** start Dataset extract **

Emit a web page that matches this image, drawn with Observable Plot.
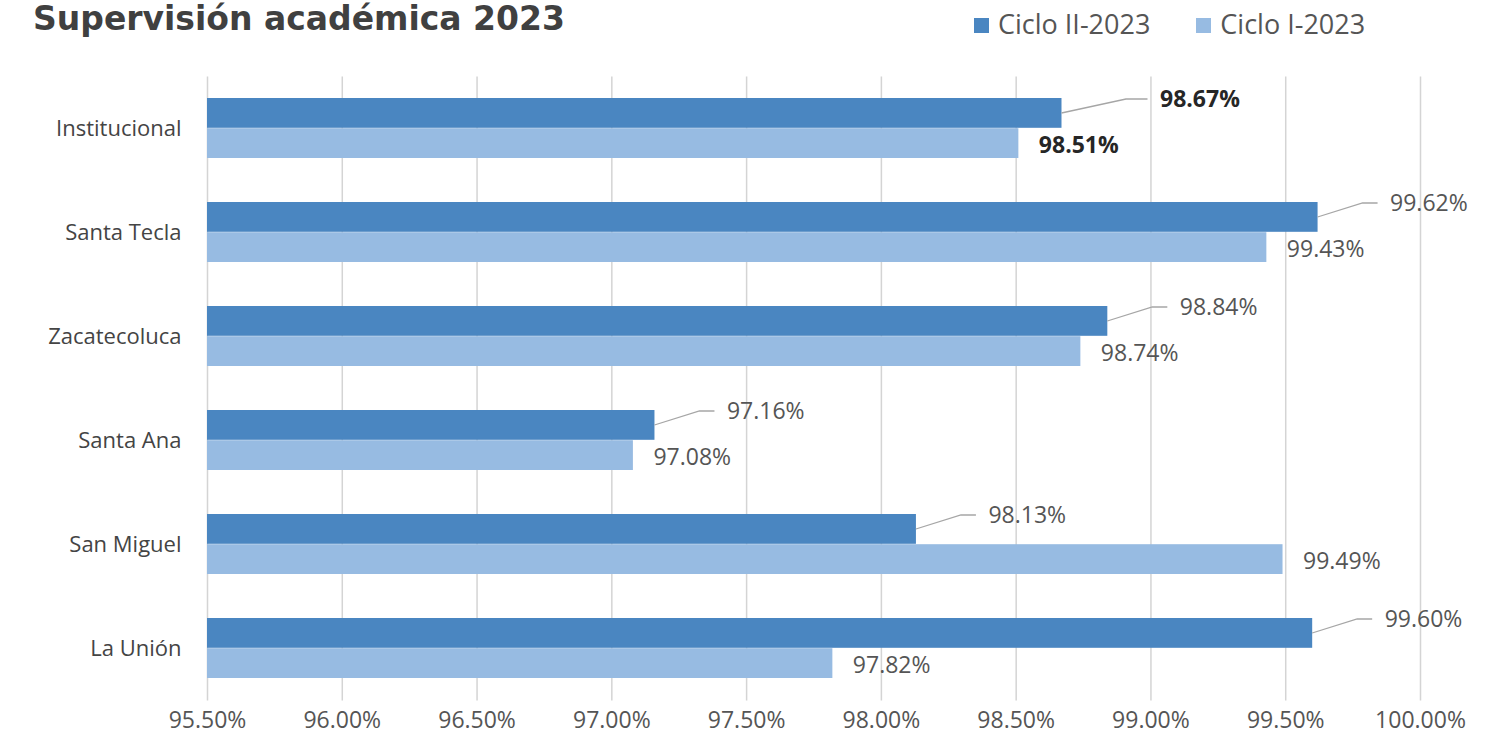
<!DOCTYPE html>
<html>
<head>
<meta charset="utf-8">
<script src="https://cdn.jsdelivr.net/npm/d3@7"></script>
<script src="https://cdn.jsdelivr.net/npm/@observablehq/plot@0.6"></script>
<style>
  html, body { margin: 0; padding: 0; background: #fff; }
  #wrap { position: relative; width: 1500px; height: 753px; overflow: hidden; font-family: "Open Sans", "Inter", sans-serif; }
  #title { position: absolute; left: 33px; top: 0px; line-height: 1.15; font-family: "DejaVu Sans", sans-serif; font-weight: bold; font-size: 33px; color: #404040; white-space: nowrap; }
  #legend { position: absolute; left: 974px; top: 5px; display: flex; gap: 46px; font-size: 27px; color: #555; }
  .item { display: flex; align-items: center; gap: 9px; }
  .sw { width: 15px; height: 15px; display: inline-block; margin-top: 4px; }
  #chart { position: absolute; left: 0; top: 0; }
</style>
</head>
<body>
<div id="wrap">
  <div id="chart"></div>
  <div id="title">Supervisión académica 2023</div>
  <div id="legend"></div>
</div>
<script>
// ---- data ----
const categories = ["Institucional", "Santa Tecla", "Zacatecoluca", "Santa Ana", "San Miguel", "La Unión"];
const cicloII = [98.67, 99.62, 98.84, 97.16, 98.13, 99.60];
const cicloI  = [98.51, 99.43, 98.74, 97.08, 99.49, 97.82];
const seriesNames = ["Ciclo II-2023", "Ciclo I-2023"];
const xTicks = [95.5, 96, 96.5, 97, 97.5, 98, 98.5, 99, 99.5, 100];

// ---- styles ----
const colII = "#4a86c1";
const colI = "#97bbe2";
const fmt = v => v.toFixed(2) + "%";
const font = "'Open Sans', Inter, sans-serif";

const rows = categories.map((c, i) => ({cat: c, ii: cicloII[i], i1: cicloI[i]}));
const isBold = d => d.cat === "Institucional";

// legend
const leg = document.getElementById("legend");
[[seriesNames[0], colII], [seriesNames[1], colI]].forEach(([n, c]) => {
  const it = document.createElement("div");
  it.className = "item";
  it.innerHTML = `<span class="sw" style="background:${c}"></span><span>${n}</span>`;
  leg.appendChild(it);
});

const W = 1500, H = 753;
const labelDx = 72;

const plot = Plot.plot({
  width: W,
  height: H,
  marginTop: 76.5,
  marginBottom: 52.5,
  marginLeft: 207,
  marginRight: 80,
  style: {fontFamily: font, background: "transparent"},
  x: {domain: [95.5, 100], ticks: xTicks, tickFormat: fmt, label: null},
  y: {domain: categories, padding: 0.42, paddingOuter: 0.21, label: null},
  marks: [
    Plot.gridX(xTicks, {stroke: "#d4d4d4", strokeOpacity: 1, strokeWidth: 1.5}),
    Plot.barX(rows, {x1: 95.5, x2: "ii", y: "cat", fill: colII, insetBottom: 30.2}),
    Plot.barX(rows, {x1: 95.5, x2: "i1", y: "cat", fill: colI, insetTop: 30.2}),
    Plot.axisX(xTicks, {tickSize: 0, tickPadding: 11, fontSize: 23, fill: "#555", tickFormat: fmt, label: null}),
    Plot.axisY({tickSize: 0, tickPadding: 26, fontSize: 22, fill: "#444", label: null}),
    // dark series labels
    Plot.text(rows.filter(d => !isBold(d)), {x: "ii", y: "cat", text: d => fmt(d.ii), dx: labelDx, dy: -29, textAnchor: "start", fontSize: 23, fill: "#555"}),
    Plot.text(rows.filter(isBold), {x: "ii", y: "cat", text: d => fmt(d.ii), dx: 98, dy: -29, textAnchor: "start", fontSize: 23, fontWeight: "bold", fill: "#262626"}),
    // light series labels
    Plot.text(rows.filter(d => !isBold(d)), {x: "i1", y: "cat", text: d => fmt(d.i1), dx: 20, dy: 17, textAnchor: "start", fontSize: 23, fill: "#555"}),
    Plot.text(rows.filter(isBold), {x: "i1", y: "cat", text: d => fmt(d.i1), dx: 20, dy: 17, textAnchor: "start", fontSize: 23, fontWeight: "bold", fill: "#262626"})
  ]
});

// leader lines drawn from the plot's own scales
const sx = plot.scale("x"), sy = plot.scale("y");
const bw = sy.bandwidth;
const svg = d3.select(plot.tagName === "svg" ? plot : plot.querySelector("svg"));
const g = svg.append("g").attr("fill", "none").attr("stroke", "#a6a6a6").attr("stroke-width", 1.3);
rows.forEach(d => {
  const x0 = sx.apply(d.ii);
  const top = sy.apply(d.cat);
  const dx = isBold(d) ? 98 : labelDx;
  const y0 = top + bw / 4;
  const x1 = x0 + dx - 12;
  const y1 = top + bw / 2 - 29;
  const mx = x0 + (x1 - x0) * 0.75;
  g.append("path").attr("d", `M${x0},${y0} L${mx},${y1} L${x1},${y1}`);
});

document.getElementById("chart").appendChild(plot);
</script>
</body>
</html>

** end Dataset extract **

Omit the pictures, then quote the rest of the material above exactly.

Emit a web page that matches this image, drawn with Observable Plot.
<!DOCTYPE html>
<html>
<head>
<meta charset="utf-8">
<script src="https://cdn.jsdelivr.net/npm/d3@7"></script>
<script src="https://cdn.jsdelivr.net/npm/@observablehq/plot@0.6"></script>
<style>
  html, body { margin: 0; padding: 0; background: #fff; }
  #wrap { position: relative; width: 1500px; height: 753px; overflow: hidden; font-family: "Open Sans", "Inter", sans-serif; }
  #title { position: absolute; left: 33px; top: 0px; line-height: 1.15; font-family: "DejaVu Sans", sans-serif; font-weight: bold; font-size: 33px; color: #404040; white-space: nowrap; }
  #legend { position: absolute; left: 974px; top: 5px; display: flex; gap: 46px; font-size: 27px; color: #555; }
  .item { display: flex; align-items: center; gap: 9px; }
  .sw { width: 15px; height: 15px; display: inline-block; margin-top: 4px; }
  #chart { position: absolute; left: 0; top: 0; }
</style>
</head>
<body>
<div id="wrap">
  <div id="chart"></div>
  <div id="title">Supervisión académica 2023</div>
  <div id="legend"></div>
</div>
<script>
// ---- data ----
const categories = ["Institucional", "Santa Tecla", "Zacatecoluca", "Santa Ana", "San Miguel", "La Unión"];
const cicloII = [98.67, 99.62, 98.84, 97.16, 98.13, 99.60];
const cicloI  = [98.51, 99.43, 98.74, 97.08, 99.49, 97.82];
const seriesNames = ["Ciclo II-2023", "Ciclo I-2023"];
const xTicks = [95.5, 96, 96.5, 97, 97.5, 98, 98.5, 99, 99.5, 100];

// ---- styles ----
const colII = "#4a86c1";
const colI = "#97bbe2";
const fmt = v => v.toFixed(2) + "%";
const font = "'Open Sans', Inter, sans-serif";

const rows = categories.map((c, i) => ({cat: c, ii: cicloII[i], i1: cicloI[i]}));
const isBold = d => d.cat === "Institucional";

// legend
const leg = document.getElementById("legend");
[[seriesNames[0], colII], [seriesNames[1], colI]].forEach(([n, c]) => {
  const it = document.createElement("div");
  it.className = "item";
  it.innerHTML = `<span class="sw" style="background:${c}"></span><span>${n}</span>`;
  leg.appendChild(it);
});

const W = 1500, H = 753;
const labelDx = 72;

const plot = Plot.plot({
  width: W,
  height: H,
  marginTop: 76.5,
  marginBottom: 52.5,
  marginLeft: 207,
  marginRight: 80,
  style: {fontFamily: font, background: "transparent"},
  x: {domain: [95.5, 100], ticks: xTicks, tickFormat: fmt, label: null},
  y: {domain: categories, padding: 0.42, paddingOuter: 0.21, label: null},
  marks: [
    Plot.gridX(xTicks, {stroke: "#d4d4d4", strokeOpacity: 1, strokeWidth: 1.5}),
    Plot.barX(rows, {x1: 95.5, x2: "ii", y: "cat", fill: colII, insetBottom: 30.2}),
    Plot.barX(rows, {x1: 95.5, x2: "i1", y: "cat", fill: colI, insetTop: 30.2}),
    Plot.axisX(xTicks, {tickSize: 0, tickPadding: 11, fontSize: 23, fill: "#555", tickFormat: fmt, label: null}),
    Plot.axisY({tickSize: 0, tickPadding: 26, fontSize: 22, fill: "#444", label: null}),
    // dark series labels
    Plot.text(rows.filter(d => !isBold(d)), {x: "ii", y: "cat", text: d => fmt(d.ii), dx: labelDx, dy: -29, textAnchor: "start", fontSize: 23, fill: "#555"}),
    Plot.text(rows.filter(isBold), {x: "ii", y: "cat", text: d => fmt(d.ii), dx: 98, dy: -29, textAnchor: "start", fontSize: 23, fontWeight: "bold", fill: "#262626"}),
    // light series labels
    Plot.text(rows.filter(d => !isBold(d)), {x: "i1", y: "cat", text: d => fmt(d.i1), dx: 20, dy: 17, textAnchor: "start", fontSize: 23, fill: "#555"}),
    Plot.text(rows.filter(isBold), {x: "i1", y: "cat", text: d => fmt(d.i1), dx: 20, dy: 17, textAnchor: "start", fontSize: 23, fontWeight: "bold", fill: "#262626"})
  ]
});

// leader lines drawn from the plot's own scales
const sx = plot.scale("x"), sy = plot.scale("y");
const bw = sy.bandwidth;
const svg = d3.select(plot.tagName === "svg" ? plot : plot.querySelector("svg"));
const g = svg.append("g").attr("fill", "none").attr("stroke", "#a6a6a6").attr("stroke-width", 1.3);
rows.forEach(d => {
  const x0 = sx.apply(d.ii);
  const top = sy.apply(d.cat);
  const dx = isBold(d) ? 98 : labelDx;
  const y0 = top + bw / 4;
  const x1 = x0 + dx - 12;
  const y1 = top + bw / 2 - 29;
  const mx = x0 + (x1 - x0) * 0.75;
  g.append("path").attr("d", `M${x0},${y0} L${mx},${y1} L${x1},${y1}`);
});

document.getElementById("chart").appendChild(plot);
</script>
</body>
</html>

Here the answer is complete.